At the end of 2015, there were 56.8 GW of solar power capacity (of any type—e.g., PV, CPV, or CSP) within the interconnection queues reviewed for this report—more than five times the installed utility-scale solar power capacity in our entire project population at that time. These 56.8 GW (23.8 GW of which first entered the queues in 2015) represented 16% of all generating capacity within these selected queues at the time, in third place behind natural gas at 44% and wind at 31% (see Figure 28 inset). The end-of-2015 solar total is also more than 12 GW higher than the 44.6 GW of solar that were in the queues at the end of 2014, suggesting that the solar pipeline has been more than replenished over the past year, despite the record amount of new solar capacity that came online (and therefore exited these queues) in 2015.
The larger graph in Figure 28 breaks out the solar capacity by state or region, to provide a sense of where in the United States this pipeline resides.

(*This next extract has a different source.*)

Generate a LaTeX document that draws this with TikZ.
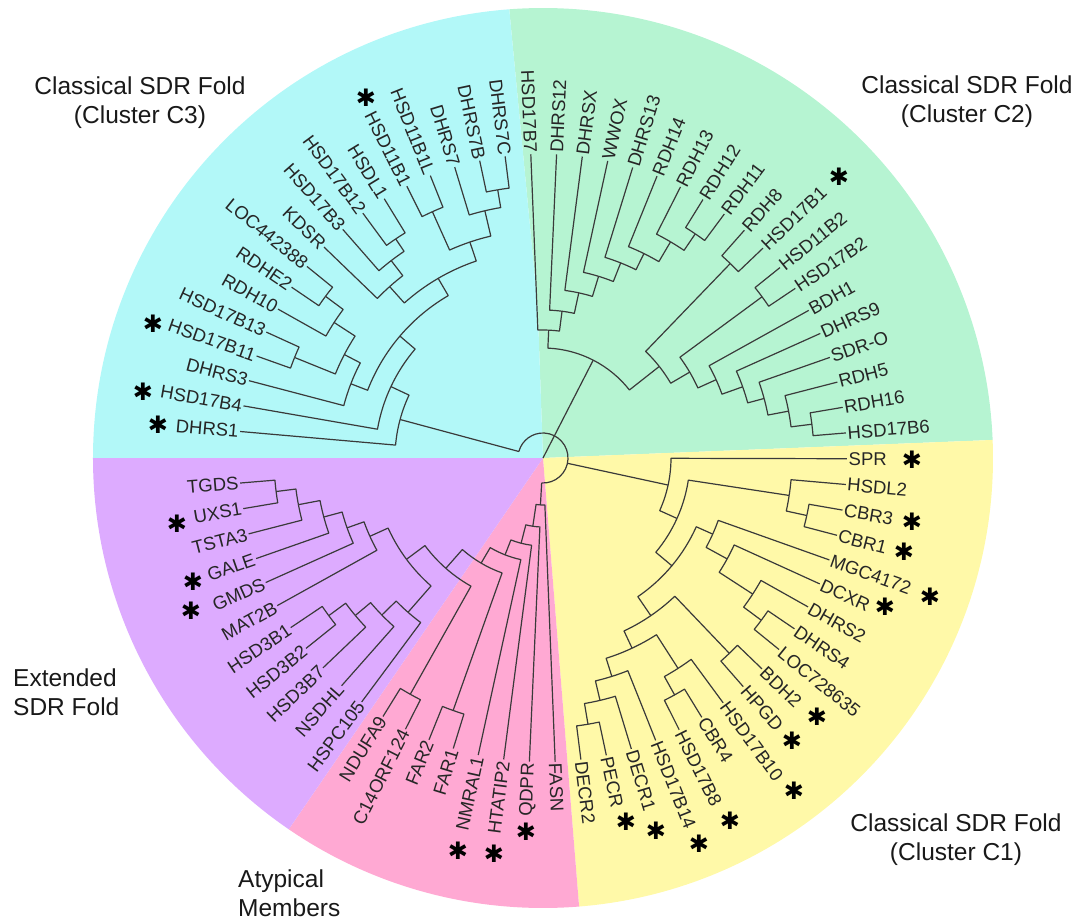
\documentclass[tikz,border=0pt]{standalone}
\usepackage{fontspec}
\setmainfont{Liberation Sans}
\newfontfamily\starfont{DejaVu Sans}
\definecolor{cyanbg}{HTML}{B2F8F8}
\definecolor{greenbg}{HTML}{B6F4D2}
\definecolor{yellowbg}{HTML}{FFF9A8}
\definecolor{pinkbg}{HTML}{FFA9D3}
\definecolor{purplebg}{HTML}{DDABFF}
\definecolor{treeline}{HTML}{3A3A3A}
\makeatletter
\newcommand{\setang}[2]{\expandafter\xdef\csname tang@#1\endcsname{#2}}
\newcommand{\getang}[1]{\csname tang@#1\endcsname}
\makeatother
\newcommand{\leaf}[3]{%
  \pgfmathsetmacro\leafang{92.3-4.865*#2}%
  \setang{#1}{\leafang}%
  \coordinate (#1) at (\leafang:304);%
  \pgfmathsetmacro\leafcos{cos(\leafang)}%
  \ifdim\leafcos pt<0pt
    \pgfmathsetmacro\leafrot{\leafang+180}%
    \node[leaflabel, anchor=east, rotate=\leafrot] (#1t) at (#1) {#3};%
  \else
    \node[leaflabel, anchor=west, rotate=\leafang] (#1t) at (#1) {#3};%
  \fi
}
\newcommand{\clade}[4]{%
  \edef\cla{\getang{#3}}\edef\clb{\getang{#4}}%
  \pgfmathsetmacro\clm{(\cla+\clb)/2}%
  \setang{#1}{\clm}%
  \coordinate (#1) at (\clm:#2);%
  \draw[branch] (#1) arc[start angle=\clm, end angle=\cla, radius=#2] -- (#3);%
  \draw[branch] (#1) arc[start angle=\clm, end angle=\clb, radius=#2] -- (#4);%
}
\newcommand{\astnode}[3]{\node[starmark] (#1) at ({#2-543},{458-#3}) {✱};}
\tikzset{
  branch/.style={draw=treeline, line width=1.2pt, line join=round},
  leaflabel/.style={font=\fontsize{18.5}{20}\selectfont, text=black!85, inner sep=1.5pt},
  starmark/.style={font=\starfont\fontsize{24}{24}\selectfont, inner sep=0pt, text=black},
  clustertitle/.style={font=\fontsize{24.5}{29}\selectfont, inner sep=0pt, text=black!90},
}
\begin{document}
\begin{tikzpicture}[x=1pt,y=1pt]
\useasboundingbox (-543,-464) rectangle (540,458);
% sectors
\fill[greenbg] (0,0) -- (-5.3,151) -- (94.3:450) arc[start angle=94.3, end angle=2.3, radius=450] -- cycle;
\fill[cyanbg] (0,0) -- (-5.3,151) -- (94.3:450) arc[start angle=94.3, end angle=180, radius=450] -- cycle;
\fill[yellowbg] (0,0) -- (2.3:450) arc[start angle=2.3, end angle=-85.4, radius=450] -- cycle;
\fill[pinkbg] (0,0) -- (-85.4:450) arc[start angle=-85.4, end angle=-124.4, radius=450] -- cycle;
\fill[purplebg] (0,0) -- (-124.4:450) arc[start angle=-124.4, end angle=-180, radius=450] -- cycle;
% leaves: green
\leaf{HSD17B7}{0}{HSD17B7}
\leaf{DHRS12}{1}{DHRS12}
\leaf{DHRSX}{2}{DHRSX}
\leaf{WWOX}{3}{WWOX}
\leaf{DHRS13}{4}{DHRS13}
\leaf{RDH14}{5}{RDH14}
\leaf{RDH13}{6}{RDH13}
\leaf{RDH12}{7}{RDH12}
\leaf{RDH11}{8}{RDH11}
\leaf{RDH8}{9}{RDH8}
\leaf{HSD17B1}{10}{HSD17B1}
\leaf{HSD11B2}{11}{HSD11B2}
\leaf{HSD17B2}{12}{HSD17B2}
\leaf{BDH1}{13}{BDH1}
\leaf{DHRS9}{14}{DHRS9}
\leaf{SDRO}{15}{SDR-O}
\leaf{RDH5}{16}{RDH5}
\leaf{RDH16}{17}{RDH16}
\leaf{HSD17B6}{18}{HSD17B6}
% yellow
\leaf{SPR}{19}{SPR}
\leaf{HSDL2}{20}{HSDL2}
\leaf{CBR3}{21}{CBR3}
\leaf{CBR1}{22}{CBR1}
\leaf{MGC4172}{23}{MGC4172}
\leaf{DCXR}{24}{DCXR}
\leaf{DHRS2}{25}{DHRS2}
\leaf{DHRS4}{26}{DHRS4}
\leaf{LOC728635}{27}{LOC728635}
\leaf{BDH2}{28}{BDH2}
\leaf{HPGD}{29}{HPGD}
\leaf{HSD17B10}{30}{HSD17B10}
\leaf{CBR4}{31}{CBR4}
\leaf{HSD17B8}{32}{HSD17B8}
\leaf{HSD17B14}{33}{HSD17B14}
\leaf{DECR1}{34}{DECR1}
\leaf{PECR}{35}{PECR}
\leaf{DECR2}{36}{DECR2}
% pink
\leaf{FASN}{37}{FASN}
\leaf{QDPR}{38}{QDPR}
\leaf{HTATIP2}{39}{HTATIP2}
\leaf{NMRAL1}{40}{NMRAL1}
\leaf{FAR1}{41}{FAR1}
\leaf{FAR2}{42}{FAR2}
\leaf{C14ORF124}{43}{C14ORF124}
\leaf{NDUFA9}{44}{NDUFA9}
% purple
\leaf{HSPC105}{45}{HSPC105}
\leaf{NSDHL}{46}{NSDHL}
\leaf{HSD3B7}{47}{HSD3B7}
\leaf{HSD3B2}{48}{HSD3B2}
\leaf{HSD3B1}{49}{HSD3B1}
\leaf{MAT2B}{50}{MAT2B}
\leaf{GMDS}{51}{GMDS}
\leaf{GALE}{52}{GALE}
\leaf{TSTA3}{53}{TSTA3}
\leaf{UXS1}{54}{UXS1}
\leaf{TGDS}{55}{TGDS}
% cyan
\leaf{DHRS1}{57}{DHRS1}
\leaf{HSD17B4}{58}{HSD17B4}
\leaf{DHRS3}{59}{DHRS3}
\leaf{HSD17B11}{60}{HSD17B11}
\leaf{HSD17B13}{61}{HSD17B13}
\leaf{RDH10}{62}{RDH10}
\leaf{RDHE2}{63}{RDHE2}
\leaf{LOC442388}{64}{LOC442388}
\leaf{KDSR}{65}{KDSR}
\leaf{HSD17B3}{66}{HSD17B3}
\leaf{HSD17B12}{67}{HSD17B12}
\leaf{HSDL1}{68}{HSDL1}
\leaf{HSD11B1}{69}{HSD11B1}
\leaf{HSD11B1L}{70}{HSD11B1L}
\leaf{DHRS7}{71}{DHRS7}
\leaf{DHRS7B}{72}{DHRS7B}
\leaf{DHRS7C}{73}{DHRS7C}
% green clades
\clade{gn1}{271}{RDH12}{RDH11}
\clade{gn2}{251}{RDH13}{gn1}
\clade{gn3}{228}{RDH14}{gn2}
\clade{gn4}{210}{DHRS13}{gn3}
\clade{gn5}{190}{WWOX}{gn4}
\clade{gn6}{169}{DHRSX}{gn5}
\clade{gn7}{148}{DHRS12}{gn6}
\clade{gn8}{128}{HSD17B7}{gn7}
\clade{gm1}{270}{RDH8}{HSD17B1}
\clade{gm2}{272}{HSD11B2}{HSD17B2}
\clade{gl1}{271}{RDH16}{HSD17B6}
\clade{gl2}{250}{RDH5}{gl1}
\clade{gl3}{229}{SDRO}{gl2}
\clade{gl4}{212}{DHRS9}{gl3}
\clade{gl5}{190}{BDH1}{gl4}
\clade{gl6}{170}{gm2}{gl5}
\clade{gl7}{148}{gm1}{gl6}
\clade{G}{110}{gn8}{gl7}
% yellow clades
\clade{ycb}{270}{CBR3}{CBR1}
\clade{yh1}{249}{HSDL2}{ycb}
\clade{y7}{272}{DHRS4}{LOC728635}
\clade{y6}{250}{DHRS2}{y7}
\clade{y5}{210}{DCXR}{y6}
\clade{y3}{186}{MGC4172}{y5}
\clade{y8}{270}{BDH2}{HPGD}
\clade{y11b}{271}{CBR4}{HSD17B8}
\clade{y11}{250}{HSD17B10}{y11b}
\clade{y15}{270}{PECR}{DECR2}
\clade{y14}{249}{DECR1}{y15}
\clade{y13}{229}{HSD17B14}{y14}
\clade{y12}{210}{y11}{y13}
\clade{y4}{191}{y8}{y12}
\clade{y2}{168}{y3}{y4}
\clade{y1}{147}{yh1}{y2}
\clade{Y0}{128}{SPR}{y1}
% purple and pink clades
\clade{pfar}{268}{FAR1}{FAR2}
\clade{pndu}{271}{C14ORF124}{NDUFA9}
\clade{u1}{269}{TGDS}{UXS1}
\clade{u2}{249}{TSTA3}{u1}
\clade{u3}{227}{GALE}{u2}
\clade{u4}{208}{GMDS}{u3}
\clade{u9}{190}{MAT2B}{u4}
\clade{u5}{266}{HSD3B2}{HSD3B1}
\clade{u6}{245}{HSD3B7}{u5}
\clade{u7}{225}{NSDHL}{u6}
\clade{u8}{205}{HSPC105}{u7}
\clade{pp}{170}{u8}{u9}
\clade{pa}{147}{pndu}{pp}
\clade{pb}{122}{pfar}{pa}
\clade{pc}{104}{NMRAL1}{pb}
\clade{pd}{88}{HTATIP2}{pc}
\clade{pe}{69}{QDPR}{pd}
\clade{Q}{47}{FASN}{pe}
% cyan clades
\clade{c1}{272}{DHRS7B}{DHRS7C}
\clade{c2}{254}{DHRS7}{c1}
\clade{c3}{270}{HSD11B1}{HSD11B1L}
\clade{c4}{228}{c3}{c2}
\clade{c6}{264}{HSD17B12}{HSDL1}
\clade{c10}{249}{HSD17B3}{c6}
\clade{c11}{230}{KDSR}{c10}
\clade{cT}{208}{c11}{c4}
\clade{c9}{271}{LOC442388}{RDHE2}
\clade{c13}{249}{RDH10}{c9}
\clade{c7}{268}{HSD17B11}{HSD17B13}
\clade{c8}{224}{c7}{c13}
\clade{c14}{206}{DHRS3}{c8}
\clade{cY}{188}{cT}{c14}
\clade{cX}{168}{cY}{HSD17B4}
\clade{Croot}{148}{cX}{DHRS1}
% root
\coordinate (root) at (0,0);
\edef\qang{\getang{Q}}
\pgfmathsetmacro\kang{\getang{Croot}+360}
\edef\yang{\getang{Y0}}
\coordinate (ringQ) at (\qang:25);
\coordinate (ringC) at (\kang:25);
\coordinate (ringY) at (\yang:25);
\draw[branch] (ringQ) arc[start angle=\qang, end angle=\kang, radius=25];
\draw[branch] (ringQ) -- (Q);
\draw[branch] (ringC) -- (Croot);
\draw[branch] (ringY) -- (Y0);
\draw[branch] (root) -- (G);
% stars
\astnode{sHSD11B1}{366}{98}
\astnode{sHSD17B1}{839}{177}
\astnode{sHSD17B11}{153}{324}
\astnode{sHSD17B4}{143}{392}
\astnode{sDHRS1}{158}{425}
\astnode{sUXS1}{177}{524}
\astnode{sGALE}{193}{582}
\astnode{sGMDS}{191}{611}
\astnode{sNMRAL1}{458}{851}
\astnode{sHTATIP2}{494}{854}
\astnode{sQDPR}{526}{832}
\astnode{sPECR}{626}{822}
\astnode{sDECR1}{656}{831}
\astnode{sHSD17B14}{699}{844}
\astnode{sHSD17B8}{730}{821}
\astnode{sHSD17B10}{794}{791}
\astnode{sHPGD}{792}{741}
\astnode{sBDH2}{817}{717}
\astnode{sDCXR}{885}{607}
\astnode{sMGC4172}{930}{597}
\astnode{sCBR1}{904}{552}
\astnode{sCBR3}{912}{522}
\astnode{sSPR}{912}{460}
% titles
\node[clustertitle, align=center, anchor=north] (tC3) at (-403,381.5) {Classical SDR Fold\\(Cluster C3)};
\node[clustertitle, align=center, anchor=north] (tC2) at (424,382.5) {Classical SDR Fold\\(Cluster C2)};
\node[clustertitle, align=center, anchor=north] (tC1) at (413,-355.5) {Classical SDR Fold\\(Cluster C1)};
\node[clustertitle, align=left, anchor=north west] (tExt) at (-530,-210.5) {Extended\\SDR Fold};
\node[clustertitle, align=left, anchor=north west] (tAty) at (-305,-412) {Atypical\\Members};
\end{tikzpicture}
\end{document}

Perhaps not surprisingly (given the map of solar resource and PV project location shown in Figure 3 earlier), 56% of the total solar capacity in the queues at the end of 2015 is within California (42%) and the Southwest region (14%). This combined 56% is down from 60% at the end of 2014 (and 80% at the end of 2013), however, and is yet another indication that the utility-scale solar market is spreading to new states and regions beyond California and the Southwest.
For example, Figure 29 shows how the amount of solar in these queues has changed overall and by region over the last three years, from 2013-2015. With the queues in California and the Southwest rather stagnant over this period, the strong growth in the aggregate amount of solar within all queues—from 39.5 GW at the end of 2013 to 56.8 GW at the end of 2015—has come primarily from the up-and-coming Texas, Southeast, Central, and Northeast regions.
Though not all of the 56.8 GW of planned solar projects represented in Figure 29 will ultimately be built, as shown earlier in Figure 1, analysts expect nearly 12 GW to come online in 2016 alone, with many additional years of strong growth thereafter, driven in part by the long-term extension of the 30% ITC, coupled with utility-scale PV’s declining costs. Of course, accompanying all of this new solar capacity will be substantial amounts of new cost, price, and performance data, which we hope to collect and analyze in future editions of this report.